The three anthems recorded here are all from the later group with four-part choruses. The texts of O praise the Lord with one consent are taken from three psalms (135, 117 and 148) in the metrical versions of Tate and Brady. No opening Sonata is provided, but the first chorus has an unusually long orchestral introduction by way of compensation. The trebles alone enter with the first four notes of the opening theme, and the other voices join in on the words ‘with one consent’, a naïve but amusing touch. The theme itself resembles the first phrase of the tune ‘St Anne’, first printed in England in 1708 and now best known as the tune for Isaac Watts’s hymn ‘O God, our help in ages past’. (It also appears in J S Bach’s Prelude and Fugue in E flat, BWV552.) However, Handel had already used a similar idea in the opening Sonata of his cantata Tu fedel? tu costante?, composed in Rome in 1707, so the resemblance to the hymn tune is probably coincidental. Three vocally demanding solos follow, the first two (in minor keys) providing the contrasts in mood that Handel always seems anxious to maintain throughout the anthems. The last of the group, ‘That God is great’ for bass, is a reworking of a solo in the Queen Anne Birthday Ode. In the following chorus, ‘With cheerful notes’, Handel boldly uses diminuendo effects to suggest voices rising to heaven. The last solo, ‘God’s tender mercy’, again in a minor key, becomes a highly personal acknowledgement of divine compassion. Major keys return for the final pair of choruses, and the anthem is brought to an exciting close with a combination of ideas finally settling into a triumphant peal of Alleluias.
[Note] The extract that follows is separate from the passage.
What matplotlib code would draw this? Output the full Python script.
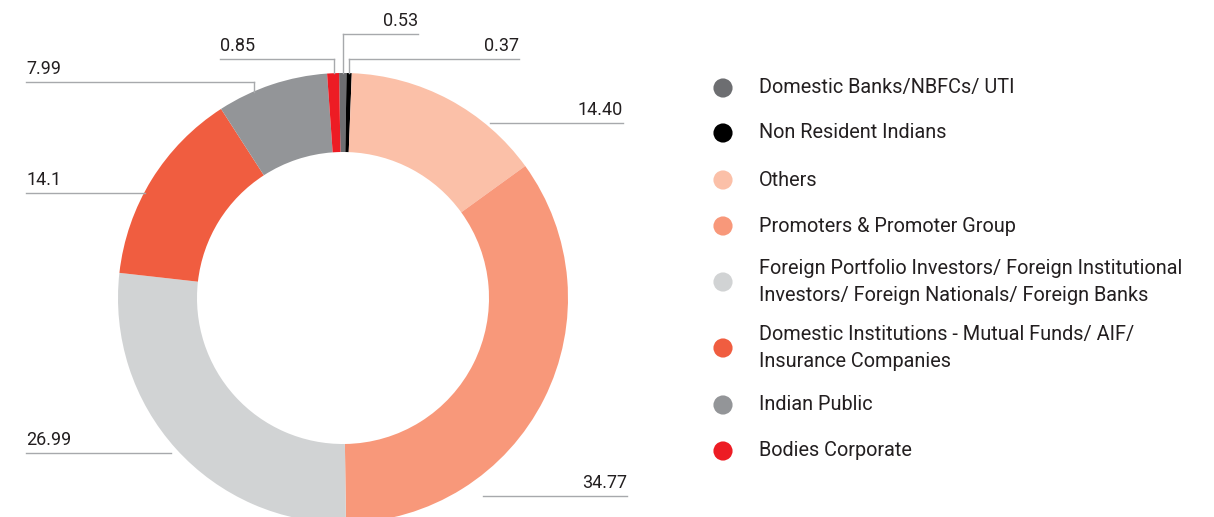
import matplotlib.pyplot as plt

# Shareholding categories, clockwise from the top
categories = [
    'Domestic Banks/NBFCs/ UTI',
    'Non Resident Indians',
    'Others',
    'Promoters & Promoter Group',
    'Foreign Portfolio Investors/ Foreign Institutional\nInvestors/ Foreign Nationals/ Foreign Banks',
    'Domestic Institutions - Mutual Funds/ AIF/\nInsurance Companies',
    'Indian Public',
    'Bodies Corporate',
]
shares = [0.53, 0.37, 14.40, 34.77, 26.99, 14.1, 7.99, 0.85]
value_labels = ['0.53', '0.37', '14.40', '34.77', '26.99', '14.1', '7.99', '0.85']
colors = ['#6d6e71', '#000000', '#fbc0a8', '#f8987a', '#d1d3d4',
          '#f05d40', '#939598', '#ed1c24']

W, H = 1214, 517
fig = plt.figure(figsize=(W / 100, H / 100), dpi=100)
ax = fig.add_axes([0, 0, 1, 1])

cx, cy = 343, H - 298
r_out, r_in = 225, 146
ax.pie(shares, colors=colors, startangle=91, counterclock=False,
       center=(cx, cy), radius=r_out,
       wedgeprops=dict(width=r_out - r_in, linewidth=0))

ax.set_xlim(0, W)
ax.set_ylim(0, H)
ax.set_aspect('equal')
ax.axis('off')

# leader lines: (line y, x start, x end, drop to y or None, text x, align)
leaders = [
    (34, 343, 418, 73, 418, 'right'),
    (59, 349, 519, 73, 519, 'right'),
    (123, 490, 623, None, 623, 'right'),
    (496, 483, 627, None, 627, 'right'),
    (453, 26, 171, None, 26, 'left'),
    (193, 26, 145, None, 26, 'left'),
    (82, 26, 254, 92, 26, 'left'),
    (59, 220, 334, 73, 220, 'left'),
]
line_col = '#a7a9ac'
for lab, (ly, x0, x1, drop, tx, ha) in zip(value_labels, leaders):
    ax.plot([x0, x1], [H - ly, H - ly], color=line_col, lw=1)
    if drop is not None:
        xv = x0 if ha == 'right' else x1
        ax.plot([xv, xv], [H - ly, H - drop], color=line_col, lw=1)
    ax.text(tx, H - ly + 4, lab, ha=ha, va='bottom', fontsize=13,
            color='#231f20', family='Roboto')

# legend
leg_y = [88, 133, 180, 226, 282, 348, 405, 451]
for cat, col, ly in zip(categories, colors, leg_y):
    ax.scatter([723], [H - ly], s=190, color=col, edgecolors='none')
    ax.text(759, H - ly, cat, ha='left', va='center', fontsize=14.3,
            color='#231f20', family='Roboto', linespacing=1.55)

fig.savefig('out.png', dpi=100)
Let God arise opens with an exceptionally fine Sonata, with a lyrically flowing first movement and a brilliant second section in which running semiquaver figures persist throughout. The text is selected from the belligerent Psalm 68, with the effective interpolation of a verse from Psalm 76 for the chorus ‘At thy rebuke, O God’. The war-like mood is set immediately in the first chorus, where instruments and voices all strive to imitate the scattering of the enemies. A couple of ideas from Dixit Dominus are thrown into the mix: the first section ends abruptly with the choral voices breaking up, as in the ‘Implebit ruinas’ section of the Latin psalm, and the continuation takes its cue from the next section of the psalm (‘Conquassabit capita’), greatly expanded and enlivened by newly added cross-rhythms. In the solo ‘Like as the smoke vanisheth’ Handel manages to find musical ideas to convey the notions of vanishing and driving away, and to combine them skilfully in a unified texture. ‘Let the righteous be glad’ is an especially delightful solo, in which a memorable motif later used by Handel in the motet Silete venti and in Semele makes its first appearance. The chorus ‘O sing unto God’ is rather oddly set in a minor key with a theme dominated by running triplets, but the movement soon develops into an impressive musical structure. A slow and solemn section prepares for the exhilarating setting of ‘At thy rebuke’, and the final movement, with its Alleluias pitted against a theme in long notes, both echoes the opening movement of Dixit Dominus and anticipates the most famous chorus of Messiah.
The opening Sonata of My song shall be alway will probably be immediately familiar, as it was used in its entirety in the Concerto grosso in G major, Op 3 No 3. (The second section is based on an idea from Handel’s Birthday Ode to Queen Anne.) In the first vocal number (all the texts are selected from Psalm 89) Handel ingeniously combines two ideas from earlier works: the orchestral introduction is taken from a chorale setting in the Brockes Passion, while the choral intonation in octaves on the words ‘The heav’ns shall praise thy wondrous works’ is derived from the ‘De torrente’ movement in Dixit Dominus. The solo tenor enters with an accompanied recitative, of which there are only a few examples in the anthems, and continues with a more orthodox solo dominated by angular rhythms in the accompaniment. This, and two other movements of the anthem, are reworkings of movements in the ‘Caroline’ Te Deum in D major (HWV280) of 1714. (In some sources of the anthem a trio follows at this point, but it is almost certainly an interpolation by another composer.) Handel sets ‘The heav’ns are thine’ as a contemplative duet for alto and bass, perhaps surprisingly, but it has an appropriate sense of awe and makes an excellent contrast to the rhythmic vigour of the chorus ‘Righteousness and equity’ that follows. The last solo, ‘Blessed is the people’, and the short concluding chorus are the other movements derived from the Te Deum.